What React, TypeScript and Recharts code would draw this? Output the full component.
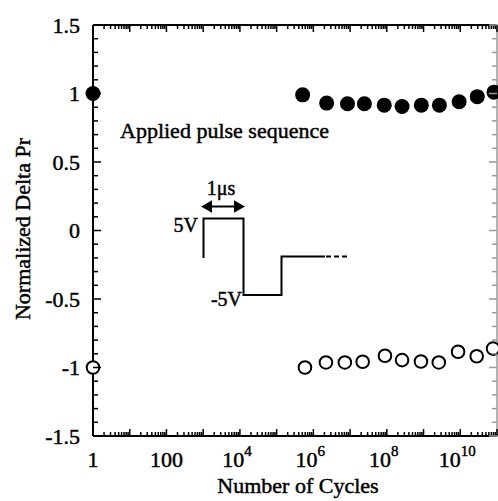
import React from 'react';
import { ScatterChart, Scatter, XAxis, YAxis } from 'recharts';

// Filled circles (positive state)
const cyclesFilled = [1, 5.1e5, 2.3e6, 8.5e6, 2.45e7, 8.5e7, 2.6e8, 8.7e8, 2.7e9, 9.3e9, 2.9e10, 8.3e10];
const prFilled = [1.0, 0.99, 0.93, 0.925, 0.925, 0.915, 0.905, 0.915, 0.915, 0.94, 0.977, 1.01];

// Open circles (negative state)
const cyclesOpen = [1, 5.9e5, 2.2e6, 7.2e6, 2.2e7, 8.9e7, 2.6e8, 8.5e8, 2.6e9, 8.7e9, 2.8e10, 7.8e10];
const prOpen = [-1.0, -1.0, -0.963, -0.963, -0.958, -0.914, -0.946, -0.956, -0.963, -0.885, -0.918, -0.862];

const xDecades = [0, 1, 2, 3, 4, 5, 6, 7, 8, 9, 10, 11];
const xLabelDecades = [0, 2, 4, 6, 8, 10];
const yTickValues = [-1.5, -1, -0.5, 0, 0.5, 1, 1.5];
const yTickLabels = ['-1.5', '-1', '-0.5', '0', '0.5', '1', '1.5'];

const filledData = cyclesFilled.map((x, i) => ({ x, y: prFilled[i] }));
const openData = cyclesOpen.map((x, i) => ({ x, y: prOpen[i] }));

const xTicks: number[] = [];
xDecades.forEach((d) => {
  for (let m = 1; m <= 9; m++) {
    const v = m * Math.pow(10, d);
    if (v <= 1e11 + 1) xTicks.push(v);
  }
});
const yTicks: number[] = [];
for (let i = -15; i <= 15; i++) yTicks.push(i / 10);

// chart layout (plot box follows from margins and axis sizes below)
const W = 498;
const H = 501;
const MARGIN = { top: 24, right: 0, bottom: 0, left: 0 };
const LEFT_W = 93;
const RIGHT_W = 1;
const BOTTOM_H = 65;
const TOP_H = 1;
const PL = MARGIN.left + LEFT_W;
const PR = W - MARGIN.right - RIGHT_W;
const PT = MARGIN.top + TOP_H;
const PB = H - MARGIN.bottom - BOTTOM_H;
const sx = (v: number) => PL + ((PR - PL) * Math.log10(v)) / 11;
const sy = (v: number) => PT + ((PB - PT) * (1.5 - v)) / 3;

const FONT = 'Liberation Serif';
const TXT = { fontFamily: FONT, fill: '#000', stroke: '#000', strokeWidth: 0.45 } as const;

const isDecade = (v: number) => {
  const d = Math.log10(v);
  return Math.abs(d - Math.round(d)) < 1e-6;
};
const isMajorY = (v: number) => yTickValues.some((t) => Math.abs(t - v) < 1e-6);

const BottomTick = (props: any) => {
  const { x, y, payload } = props;
  const v = payload.value;
  const major = isDecade(v);
  const d = Math.round(Math.log10(v));
  if (!(major && xLabelDecades.includes(d))) return <g />;
  if (d === 0)
    return <text x={x} y={y + 31} textAnchor="middle" fontSize={22} {...TXT}>1</text>;
  if (d === 2)
    return <text x={x} y={y + 31} textAnchor="middle" fontSize={22} {...TXT}>100</text>;
  return (
    <text x={x - 3} y={y + 31} textAnchor="middle" fontSize={22} {...TXT}>
      10<tspan dy={-11} fontSize={15}>{String(d)}</tspan>
    </text>
  );
};

const LeftTick = (props: any) => {
  const { x, y, payload } = props;
  const idx = yTickValues.findIndex((t) => Math.abs(t - payload.value) < 1e-6);
  if (idx < 0) return <g />;
  return (
    <text x={x - 13} y={y} dy="0.35em" textAnchor="end" fontSize={22} {...TXT}>
      {yTickLabels[idx]}
    </text>
  );
};

const FilledDot = (props: any) => {
  const { cx, cy } = props;
  return <circle cx={cx} cy={cy} r={7.5} fill="#000" />;
};
const OpenDot = (props: any) => {
  const { cx, cy } = props;
  return <circle cx={cx} cy={cy} r={6.3} fill="#fff" stroke="#000" strokeWidth={2} />;
};

export default function App() {
  return (
    <div style={{ position: 'absolute', left: 0, top: 0, width: W, height: H, background: '#fff' }}>
      <div style={{ position: 'absolute', left: 0, top: 0 }}>
        <ScatterChart width={W} height={H} margin={MARGIN}>
          <XAxis
            dataKey="x"
            type="number"
            scale="log"
            domain={[1, 1e11]}
            ticks={xTicks}
            interval={0}
            tickSize={0}
            tickMargin={0}
            height={BOTTOM_H}
            axisLine={{ stroke: '#000', strokeWidth: 2 }}
            tickLine={false}
            tick={<BottomTick />}
          />
          <XAxis
            xAxisId="top"
            dataKey="x"
            orientation="top"
            type="number"
            scale="log"
            domain={[1, 1e11]}
            ticks={xTicks}
            interval={0}
            tickSize={0}
            tickMargin={0}
            height={TOP_H}
            axisLine={{ stroke: '#000', strokeWidth: 2 }}
            tickLine={false}
            tick={false}
          />
          <YAxis
            dataKey="y"
            type="number"
            domain={[-1.5, 1.5]}
            ticks={yTicks}
            interval={0}
            tickSize={0}
            tickMargin={0}
            width={LEFT_W}
            axisLine={{ stroke: '#000', strokeWidth: 2 }}
            tickLine={false}
            tick={<LeftTick />}
          />
          <YAxis
            yAxisId="right"
            dataKey="y"
            orientation="right"
            type="number"
            domain={[-1.5, 1.5]}
            ticks={yTicks}
            interval={0}
            tickSize={0}
            tickMargin={0}
            width={RIGHT_W}
            axisLine={{ stroke: '#999', strokeWidth: 1.5 }}
            tickLine={false}
            tick={false}
          />
          <Scatter data={filledData} shape={<FilledDot />} isAnimationActive={false} />
          <Scatter
            data={openData}
            xAxisId="top"
            yAxisId="right"
            shape={<OpenDot />}
            isAnimationActive={false}
          />
        </ScatterChart>
      </div>
      <svg width={W} height={H} style={{ position: 'absolute', left: 0, top: 0, pointerEvents: 'none' }}>
        <g strokeWidth={1.5}>
          {xTicks.map((v) => (
            <g key={'x' + v}>
              <line x1={sx(v)} x2={sx(v)} y1={PB} y2={PB - (isDecade(v) ? 7 : 4)} stroke="#000" />
              <line x1={sx(v)} x2={sx(v)} y1={PT} y2={PT + (isDecade(v) ? 7 : 4)} stroke="#000" />
            </g>
          ))}
          {yTicks.map((v) => (
            <g key={'y' + v}>
              <line x1={PL} x2={PL + (isMajorY(v) ? 8 : 5)} y1={sy(v)} y2={sy(v)} stroke="#000" />
              <line x1={PR} x2={PR - (isMajorY(v) ? 8 : 5)} y1={sy(v)} y2={sy(v)} stroke="#999" />
            </g>
          ))}
        </g>
        <text x={298} y={493} textAnchor="middle" fontSize={22} {...TXT}>
          Number of Cycles
        </text>
        <text x={0} y={0} transform="translate(30,229) rotate(-90)" textAnchor="middle" fontSize={22} {...TXT}>
          Normalized Delta Pr
        </text>
        <text x={120} y={138} fontSize={22} {...TXT}>
          Applied pulse sequence
        </text>
        <text x={221} y={195} textAnchor="middle" fontSize={20} {...TXT}>
          1μs
        </text>
        <text x={198} y={232} textAnchor="end" fontSize={20} {...TXT}>
          5V
        </text>
        <text x={242} y={306} textAnchor="end" fontSize={20} {...TXT}>
          -5V
        </text>
        <g stroke="#000" strokeWidth={2} fill="none">
          <line x1={209} y1={206.5} x2={237} y2={206.5} />
          <polygon points="203,206.5 211,202 211,211" fill="#000" />
          <polygon points="243,206.5 235,202 235,211" fill="#000" />
          <polyline points="203.5,258 203.5,218.5 243.5,218.5 243.5,295 281.5,295 281.5,256.5 325,256.5" />
          <line x1={326} y1={256.5} x2={350} y2={256.5} strokeDasharray="5 3" />
        </g>
      </svg>
    </div>
  );
}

+++++

Only lines belong in the copy: transcribe those from the start of the data through the line that contains "const isMajorY = (v: number)", and skip the pictures.

What React, TypeScript and Recharts code would draw this? Output the full component.
import React from 'react';
import { ScatterChart, Scatter, XAxis, YAxis } from 'recharts';

// Filled circles (positive state)
const cyclesFilled = [1, 5.1e5, 2.3e6, 8.5e6, 2.45e7, 8.5e7, 2.6e8, 8.7e8, 2.7e9, 9.3e9, 2.9e10, 8.3e10];
const prFilled = [1.0, 0.99, 0.93, 0.925, 0.925, 0.915, 0.905, 0.915, 0.915, 0.94, 0.977, 1.01];

// Open circles (negative state)
const cyclesOpen = [1, 5.9e5, 2.2e6, 7.2e6, 2.2e7, 8.9e7, 2.6e8, 8.5e8, 2.6e9, 8.7e9, 2.8e10, 7.8e10];
const prOpen = [-1.0, -1.0, -0.963, -0.963, -0.958, -0.914, -0.946, -0.956, -0.963, -0.885, -0.918, -0.862];

const xDecades = [0, 1, 2, 3, 4, 5, 6, 7, 8, 9, 10, 11];
const xLabelDecades = [0, 2, 4, 6, 8, 10];
const yTickValues = [-1.5, -1, -0.5, 0, 0.5, 1, 1.5];
const yTickLabels = ['-1.5', '-1', '-0.5', '0', '0.5', '1', '1.5'];

const filledData = cyclesFilled.map((x, i) => ({ x, y: prFilled[i] }));
const openData = cyclesOpen.map((x, i) => ({ x, y: prOpen[i] }));

const xTicks: number[] = [];
xDecades.forEach((d) => {
  for (let m = 1; m <= 9; m++) {
    const v = m * Math.pow(10, d);
    if (v <= 1e11 + 1) xTicks.push(v);
  }
});
const yTicks: number[] = [];
for (let i = -15; i <= 15; i++) yTicks.push(i / 10);

// chart layout (plot box follows from margins and axis sizes below)
const W = 498;
const H = 501;
const MARGIN = { top: 24, right: 0, bottom: 0, left: 0 };
const LEFT_W = 93;
const RIGHT_W = 1;
const BOTTOM_H = 65;
const TOP_H = 1;
const PL = MARGIN.left + LEFT_W;
const PR = W - MARGIN.right - RIGHT_W;
const PT = MARGIN.top + TOP_H;
const PB = H - MARGIN.bottom - BOTTOM_H;
const sx = (v: number) => PL + ((PR - PL) * Math.log10(v)) / 11;
const sy = (v: number) => PT + ((PB - PT) * (1.5 - v)) / 3;

const FONT = 'Liberation Serif';
const TXT = { fontFamily: FONT, fill: '#000', stroke: '#000', strokeWidth: 0.45 } as const;

const isDecade = (v: number) => {
  const d = Math.log10(v);
  return Math.abs(d - Math.round(d)) < 1e-6;
};
const isMajorY = (v: number) => yTickValues.some((t) => Math.abs(t - v) < 1e-6);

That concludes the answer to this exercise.